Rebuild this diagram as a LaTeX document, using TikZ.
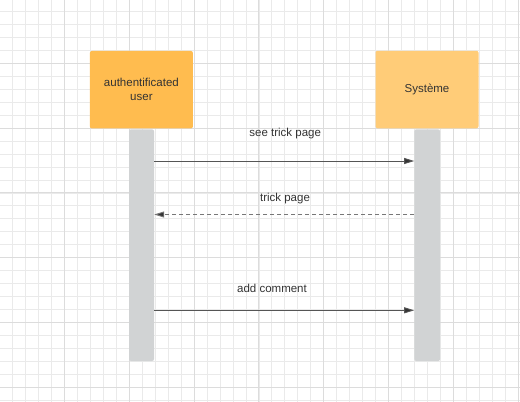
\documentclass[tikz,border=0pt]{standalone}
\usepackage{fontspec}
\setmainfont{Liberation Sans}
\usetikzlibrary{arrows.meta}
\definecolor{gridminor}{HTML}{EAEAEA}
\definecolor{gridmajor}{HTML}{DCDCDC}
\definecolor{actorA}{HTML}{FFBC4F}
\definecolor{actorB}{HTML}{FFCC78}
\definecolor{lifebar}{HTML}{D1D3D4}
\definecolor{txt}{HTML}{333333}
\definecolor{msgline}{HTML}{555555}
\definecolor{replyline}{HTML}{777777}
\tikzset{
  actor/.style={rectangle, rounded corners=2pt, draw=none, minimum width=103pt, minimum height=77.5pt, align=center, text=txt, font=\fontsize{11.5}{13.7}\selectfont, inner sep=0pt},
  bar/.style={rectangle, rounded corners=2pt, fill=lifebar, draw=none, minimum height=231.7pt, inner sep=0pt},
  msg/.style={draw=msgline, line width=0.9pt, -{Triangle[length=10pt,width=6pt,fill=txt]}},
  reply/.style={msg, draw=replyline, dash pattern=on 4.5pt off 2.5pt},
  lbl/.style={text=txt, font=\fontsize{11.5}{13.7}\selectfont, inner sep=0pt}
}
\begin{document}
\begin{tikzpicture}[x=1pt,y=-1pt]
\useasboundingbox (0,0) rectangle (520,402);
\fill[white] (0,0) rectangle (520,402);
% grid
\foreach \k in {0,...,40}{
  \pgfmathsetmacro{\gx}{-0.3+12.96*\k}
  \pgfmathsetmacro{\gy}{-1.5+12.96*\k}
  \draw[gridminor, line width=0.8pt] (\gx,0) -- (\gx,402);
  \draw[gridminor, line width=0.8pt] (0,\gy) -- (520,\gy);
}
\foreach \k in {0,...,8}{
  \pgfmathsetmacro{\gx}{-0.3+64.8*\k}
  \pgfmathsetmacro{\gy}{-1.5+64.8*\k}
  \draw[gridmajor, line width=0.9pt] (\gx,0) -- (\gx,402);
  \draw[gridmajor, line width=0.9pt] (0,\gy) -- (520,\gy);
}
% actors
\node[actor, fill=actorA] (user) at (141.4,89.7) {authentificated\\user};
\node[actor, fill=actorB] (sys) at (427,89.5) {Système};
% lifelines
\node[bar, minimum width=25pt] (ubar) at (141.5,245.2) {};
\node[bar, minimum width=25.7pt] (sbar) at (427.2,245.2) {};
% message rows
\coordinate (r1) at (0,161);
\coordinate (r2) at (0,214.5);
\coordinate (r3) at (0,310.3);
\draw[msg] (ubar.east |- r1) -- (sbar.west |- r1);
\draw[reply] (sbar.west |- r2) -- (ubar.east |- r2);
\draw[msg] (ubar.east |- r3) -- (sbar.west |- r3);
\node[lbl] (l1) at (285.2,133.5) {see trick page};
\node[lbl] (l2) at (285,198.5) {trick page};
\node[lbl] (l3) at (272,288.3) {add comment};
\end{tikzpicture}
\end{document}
──────────────────────────────
EXERCISE TASK> Reproduce the full listing above verbatim, with no pictures included.

COMPLETE OUTPUT>
Rebuild this diagram as a LaTeX document, using TikZ.
\documentclass[tikz,border=0pt]{standalone}
\usepackage{fontspec}
\setmainfont{Liberation Sans}
\usetikzlibrary{arrows.meta}
\definecolor{gridminor}{HTML}{EAEAEA}
\definecolor{gridmajor}{HTML}{DCDCDC}
\definecolor{actorA}{HTML}{FFBC4F}
\definecolor{actorB}{HTML}{FFCC78}
\definecolor{lifebar}{HTML}{D1D3D4}
\definecolor{txt}{HTML}{333333}
\definecolor{msgline}{HTML}{555555}
\definecolor{replyline}{HTML}{777777}
\tikzset{
  actor/.style={rectangle, rounded corners=2pt, draw=none, minimum width=103pt, minimum height=77.5pt, align=center, text=txt, font=\fontsize{11.5}{13.7}\selectfont, inner sep=0pt},
  bar/.style={rectangle, rounded corners=2pt, fill=lifebar, draw=none, minimum height=231.7pt, inner sep=0pt},
  msg/.style={draw=msgline, line width=0.9pt, -{Triangle[length=10pt,width=6pt,fill=txt]}},
  reply/.style={msg, draw=replyline, dash pattern=on 4.5pt off 2.5pt},
  lbl/.style={text=txt, font=\fontsize{11.5}{13.7}\selectfont, inner sep=0pt}
}
\begin{document}
\begin{tikzpicture}[x=1pt,y=-1pt]
\useasboundingbox (0,0) rectangle (520,402);
\fill[white] (0,0) rectangle (520,402);
% grid
\foreach \k in {0,...,40}{
  \pgfmathsetmacro{\gx}{-0.3+12.96*\k}
  \pgfmathsetmacro{\gy}{-1.5+12.96*\k}
  \draw[gridminor, line width=0.8pt] (\gx,0) -- (\gx,402);
  \draw[gridminor, line width=0.8pt] (0,\gy) -- (520,\gy);
}
\foreach \k in {0,...,8}{
  \pgfmathsetmacro{\gx}{-0.3+64.8*\k}
  \pgfmathsetmacro{\gy}{-1.5+64.8*\k}
  \draw[gridmajor, line width=0.9pt] (\gx,0) -- (\gx,402);
  \draw[gridmajor, line width=0.9pt] (0,\gy) -- (520,\gy);
}
% actors
\node[actor, fill=actorA] (user) at (141.4,89.7) {authentificated\\user};
\node[actor, fill=actorB] (sys) at (427,89.5) {Système};
% lifelines
\node[bar, minimum width=25pt] (ubar) at (141.5,245.2) {};
\node[bar, minimum width=25.7pt] (sbar) at (427.2,245.2) {};
% message rows
\coordinate (r1) at (0,161);
\coordinate (r2) at (0,214.5);
\coordinate (r3) at (0,310.3);
\draw[msg] (ubar.east |- r1) -- (sbar.west |- r1);
\draw[reply] (sbar.west |- r2) -- (ubar.east |- r2);
\draw[msg] (ubar.east |- r3) -- (sbar.west |- r3);
\node[lbl] (l1) at (285.2,133.5) {see trick page};
\node[lbl] (l2) at (285,198.5) {trick page};
\node[lbl] (l3) at (272,288.3) {add comment};
\end{tikzpicture}
\end{document}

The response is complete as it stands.